Planets and stars are too far away to show shifts as you shift from one eye to the other ... but they do display apparent motion if you use longer baselines. One possibility is to arrange for two observers far apart on the Earth -- say, Rochester and San Francisco -- to observe an object simultaneously: a baseline of several thousand miles permits them to see a shift in the apparent position of asteroids and planets relative to the stars. Another technique is to make observations of a star six months apart, as the Earth moves from one side of the Sun to the other in its orbit: this baseline of almost two hundred million miles will reveal small shifts in the apparent positions of nearby stars relative to more distant ones.

Your task to is measure the distance to a streetlight along the sidewalk in front of the RIT Observatory. I have marked two spots for you to stand: one is on a manhole cover in the Observatory's front yard, near the driverway, and the other is in the middle of the walkway to the Observatory's front door, directly across from the manhole cover. From each spot, you should be able to see the streetlight and, behind it, some red lights on radio antennae on the distant horizon. You should see a group of three red lights close together, and a single red light some distance to the right. One streetlight will be very close to you, just across the driveway; don't pick that one. Instead, concentrate on the SECOND streetlight, further north along the sidewalk.

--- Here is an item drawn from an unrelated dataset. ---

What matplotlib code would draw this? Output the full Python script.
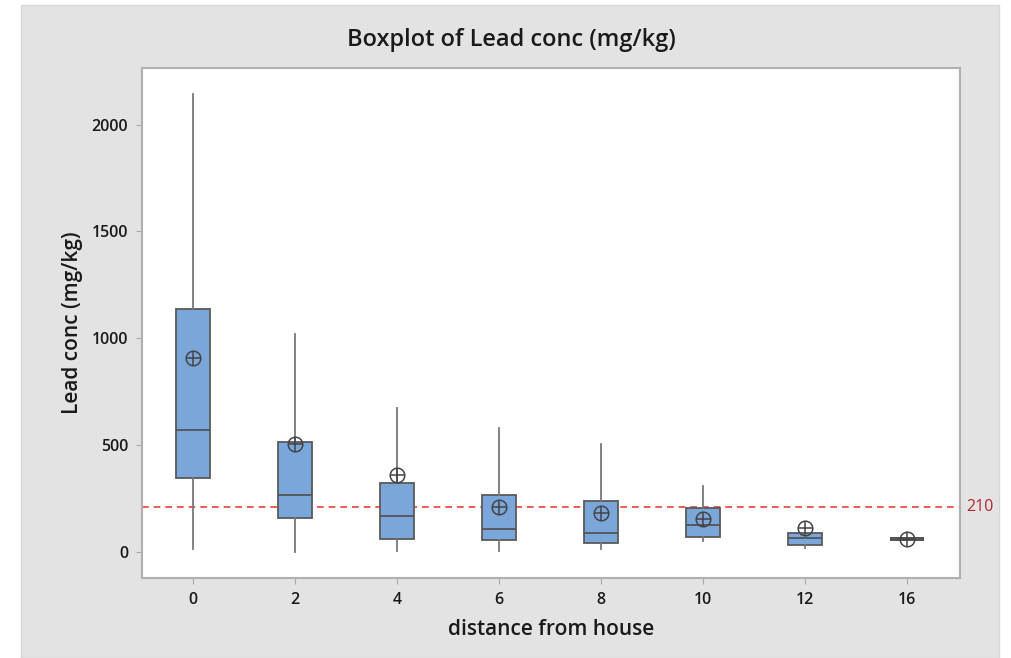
import matplotlib
matplotlib.use("Agg")
import matplotlib.pyplot as plt
from matplotlib.patches import Rectangle

# values
distance = ['0', '2', '4', '6', '8', '10', '12', '16']
q1 = [345, 158, 59, 56, 41, 69, 31, 61]
med = [571, 267, 168, 106, 90, 128, 64, 61]
q3 = [1136, 513, 324, 265, 240, 207, 87, 61]
whislo = [13, 0, 6, 6, 13, 53, 17, 61]
whishi = [2142, 1019, 674, 582, 504, 309, 87, 61]
means = [906, 504, 360, 209, 184, 153, 111, 61]
ref_value = 210

plt.rcParams['font.family'] = ['Open Sans', 'DejaVu Sans']

fig = plt.figure(figsize=(10.12, 6.58), dpi=100, facecolor='white')
# grey panel behind the plot
fig.patches.append(Rectangle((21 / 1012, 0), 978 / 1012, 653 / 658, transform=fig.transFigure,
                             facecolor='#e3e3e3', edgecolor='#d6d6d6', lw=1, zorder=-5))

ax = fig.add_axes([142 / 1012, 1 - 578 / 658, 818 / 1012, 510 / 658])
ax.set_facecolor('white')
ax.set_zorder(2)

stats = []
for i, name in enumerate(distance):
    stats.append(dict(label=name, q1=q1[i], med=med[i], q3=q3[i],
                      whislo=whislo[i], whishi=whishi[i], mean=means[i], fliers=[]))

pos = list(range(len(distance)))
bp = ax.bxp(stats, positions=pos, widths=0.33, patch_artist=True, showcaps=False,
            showmeans=False, manage_ticks=False,
            boxprops=dict(facecolor='#7aa6da', edgecolor='#5a5a5a', lw=1.3),
            medianprops=dict(color='#555555', lw=1.3),
            whiskerprops=dict(color='#777777', lw=1.3))
# the flat box at 16 shows up as a thick line
bp['boxes'][-1].set_linewidth(2.8)
bp['medians'][-1].set_linewidth(2.8)

# Minitab style mean symbol: circle with a cross
ax.plot(pos, means, 'o', ms=10.5, mfc='none', mec='#444444', mew=1.1, zorder=5)
ax.plot(pos, means, '+', ms=10.5, mec='#444444', mew=1.1, zorder=5)

ax.axhline(ref_value, color='#e8413c', ls=(0, (4, 3)), lw=1.2, zorder=1)
ax.text(1.008, ref_value, str(ref_value), transform=ax.get_yaxis_transform(),
        color='#b2262b', fontsize=11.5, va='center', ha='left')

ax.set_xlim(-0.5, 7.52)
ax.set_ylim(-122, 2265)
ax.set_xticks(pos)
ax.set_xticklabels(distance)
ax.set_yticks([0, 500, 1000, 1500, 2000])
ax.tick_params(length=4, color='#a8a8a8', labelsize=11.5, labelcolor='#1a1a1a', pad=6)
for lab in ax.get_xticklabels() + ax.get_yticklabels():
    lab.set_fontweight('semibold')

for s in ax.spines.values():
    s.set_color('#b0b0b0')
    s.set_linewidth(1.5)

ax.set_xlabel('distance from house', fontsize=15, fontweight='semibold', color='#1a1a1a', labelpad=8)
ax.set_ylabel('Lead conc (mg/kg)', fontsize=15, fontweight='semibold', color='#1a1a1a', labelpad=6)
fig.text(0.505, 1 - 40 / 658, 'Boxplot of Lead conc (mg/kg)', fontsize=17, fontweight='semibold',
         ha='center', va='center', color='#1a1a1a')

fig.savefig('out.png', dpi=100, facecolor=fig.get_facecolor())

You must measure the angular shift of the streetlight relative to the single, isolated red light. Assume the antenna's direction is fixed, and measure the total angular motion, in degrees, by which the streetlight appears to move. You will have a simple device with which to measure angles: a meter stick with a centimeter scale on a cross-piece attached to one end.

1. Measure the distance between the center of the manhole cover and the center of the walkway: this is your baseline.
2. Draw a bird's-eye view of the RIT Observatory, the two locations at which you stand, the streetlight, and the direction towards the single antenna.
3. Record your raw measurements with the measuring device: how many centimeters apart are the streetlight and antenna, as seen from the manhole cover? As seen from the walkway?
4. Turn the raw measurements into angular measurements: how many degrees apart are the streetlight and antenna from the manhole cover X? From the walkway?
5. What is the total angular motion of the streetlight relative to the antenna, in degrees? We call this the parallax of the streetlight.
6. Using your bird's-eye diagram, your determination of the baseline and parallax, and some trigonometry, determine the distance to the streetlight.